Reputation: 284
I have a really simple question (I think) but I can't find an answer anywhere on stackoverflow. I have written a loop that uses repec_id
entries for academic papers from a large dataset (150,000 entries) and then pulls the reference list from a database called RePEc for each paper. It looks like this:
url_base <- "http://citec.repec.org/api/amf/"
##for loop
references_1 <-vector("list", length=length(df$repec_id))
for(i in seq_along(df$repec_id))
try({get_data <- read_html(paste0(url_base, df$repec_id[i], usercode))
get_references <- html_nodes(get_data,'references') %>% html_nodes("text") %>% html_attr("ref")
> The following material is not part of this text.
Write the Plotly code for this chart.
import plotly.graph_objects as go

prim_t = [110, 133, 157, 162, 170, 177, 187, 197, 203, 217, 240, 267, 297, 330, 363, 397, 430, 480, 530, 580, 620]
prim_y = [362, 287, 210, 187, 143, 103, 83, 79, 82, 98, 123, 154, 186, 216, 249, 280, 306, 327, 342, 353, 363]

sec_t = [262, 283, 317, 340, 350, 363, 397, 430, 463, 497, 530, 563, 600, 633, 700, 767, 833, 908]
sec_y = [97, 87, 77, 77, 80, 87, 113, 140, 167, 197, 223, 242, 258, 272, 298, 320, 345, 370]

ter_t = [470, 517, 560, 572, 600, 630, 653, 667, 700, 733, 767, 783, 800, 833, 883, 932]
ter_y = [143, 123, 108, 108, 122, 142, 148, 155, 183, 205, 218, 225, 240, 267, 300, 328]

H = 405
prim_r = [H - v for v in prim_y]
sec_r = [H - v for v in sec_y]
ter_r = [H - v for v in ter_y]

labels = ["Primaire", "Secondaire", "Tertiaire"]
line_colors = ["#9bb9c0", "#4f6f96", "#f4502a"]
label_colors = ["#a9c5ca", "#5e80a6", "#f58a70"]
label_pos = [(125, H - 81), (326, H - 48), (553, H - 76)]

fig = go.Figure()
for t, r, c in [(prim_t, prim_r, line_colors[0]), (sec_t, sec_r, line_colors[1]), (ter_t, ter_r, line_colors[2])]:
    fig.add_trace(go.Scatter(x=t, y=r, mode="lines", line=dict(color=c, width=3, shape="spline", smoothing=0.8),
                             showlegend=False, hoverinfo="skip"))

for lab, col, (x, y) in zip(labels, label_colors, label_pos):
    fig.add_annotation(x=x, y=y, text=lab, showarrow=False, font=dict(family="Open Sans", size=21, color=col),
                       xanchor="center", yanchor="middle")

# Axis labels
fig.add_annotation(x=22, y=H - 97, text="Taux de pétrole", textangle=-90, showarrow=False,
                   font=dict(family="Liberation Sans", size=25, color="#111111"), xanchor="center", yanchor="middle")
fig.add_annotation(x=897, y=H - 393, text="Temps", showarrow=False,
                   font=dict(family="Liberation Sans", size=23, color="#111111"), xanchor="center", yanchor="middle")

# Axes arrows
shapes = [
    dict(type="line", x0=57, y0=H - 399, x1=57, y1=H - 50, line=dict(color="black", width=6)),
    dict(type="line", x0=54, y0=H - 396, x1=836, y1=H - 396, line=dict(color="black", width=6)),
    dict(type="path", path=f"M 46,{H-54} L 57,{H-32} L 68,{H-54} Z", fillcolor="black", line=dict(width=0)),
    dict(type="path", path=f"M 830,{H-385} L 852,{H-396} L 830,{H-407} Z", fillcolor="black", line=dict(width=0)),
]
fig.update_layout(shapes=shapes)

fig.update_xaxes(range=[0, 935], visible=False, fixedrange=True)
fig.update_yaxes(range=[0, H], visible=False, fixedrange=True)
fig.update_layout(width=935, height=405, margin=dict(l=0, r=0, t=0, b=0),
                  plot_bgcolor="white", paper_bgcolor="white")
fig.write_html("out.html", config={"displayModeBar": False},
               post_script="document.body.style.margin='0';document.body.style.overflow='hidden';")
references_1[[i]] <- paste((get_references), collapse =" ")
print(i)
})
For the sake of speed, I want to run the loop 5 times analysing 30,000 IDs each time (e.g. ID 1-30,000 then ID 30,001 to 60,000 then ID 60,001 to 90,000 and so on) and then combine these into a single list (references_1
). Does anyone know how I can do this?
Unfortunately, the usercode
only works on my IP so this example isn't reproducible but I think (hope) my question doesn't rely on reproducibility... Thank you in advance for your help!
Upvotes: 0
Views: 55
Reputation: 523
To break this up, instead of doing seq_along, one option is to specify a range of i's to loop over for each of the 5 times you want to run this.
start <- 1
for(i in start:min(start + 29999, length(df$repec_id)){
...
That should take whatever you set your starting value as and loop through a total of 30,000 iterations from there--unless 30,000 would put you past the length of df$respec_id, which is why the min is there.
That said, I'm not sure how this would speed things up, unless your concern is that you want to break up the process so you're not just letting this run indefinitely. (If that's the case, I usually just include print(i) as part of my loop to track my progress.)
Upvotes: 1